United States v. McCastle

SULLIVAN, Judge

(dissenting):

I would reverse the decision of the Court of Military Review and order a rehearing. See Tomlin v. Myers, 30 F.3d 1235 (9th Cir.1994) (found inadequate counsel because of failure to move to suppress pretrial and trial identification because no counsel provided at lineup). Appellant’s confession was the *441sole critical piece of evidence in the prosecution’s case; the issue of its admissibility was not “clearly lacking in merit,” and defense counsel’s failure to litigate this question was not explained in strategic terms. Id at 1238, citing United States v. Molina, 934 F.2d 1440, 1447 (9th Cir.1991).

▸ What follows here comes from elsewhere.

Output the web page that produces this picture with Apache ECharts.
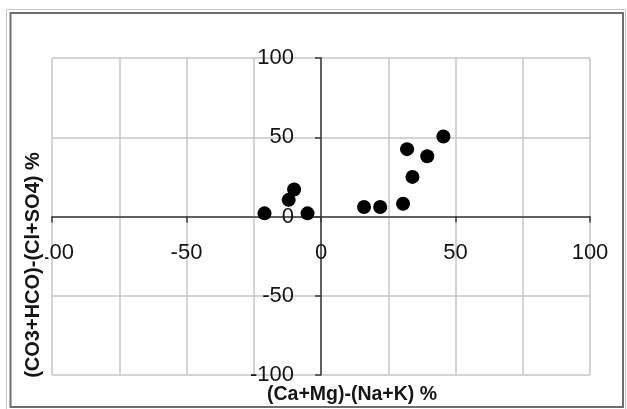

In this case, the confession was obtained only after the OSI told appellant that his command-directed urinalysis tested positive for cocaine. All Air Force defense counsel know or should know about the regulatory prohibition against use of evidence derived from a command-directed urinalysis. See para. 5-8b, Air Force Regulation (AFR) 30-2 (19 Aug 1988) (regulation grounded in the Fourth Amendment). Consequently, a suppression motion should have been made as to this derivative evidence from a command-directed urinalysis (ie., appellant’s confession directly related to the urinalysis is also inadmissible; see Murray v. United States, 487 U.S. 533, 536-37, 108 S.Ct. 2529, 2532-33, 101 L.Ed.2d 472 (1988)).

Nevertheless, defense counsel, instead of seeking the obvious suppression motion based on AFR 30-2 and the Fourth Amendment, sought to suppress the confession on an ill-fated motion challenging the lack of corroboration for the confession. Stated another way, defense counsel saw hoof-prints and looked for a rare zebra instead of an obvious horse.

Notwithstanding the good intentions of his defense counsel who focused on the corroboration issue, appellant deserved to have a counsel who would pursue the outcome-determinative motion to suppress based upon the Air Force Regulation. In viewing the law and the facts raised on this appeal, I conclude that appellant has demonstrated a reasonable probability that a suppression motion based on the Air Force Regulation’s prohibition would have been granted. See United States v. Campbell, 41 MJ 177 (CMA 1994). Accordingly, I would hold that Strickland v. Washington, 466 U.S. 668, 104 S.Ct. 2052, 80 L.Ed.2d 674 (1984), would require a rehearing in this case, and I would so order it.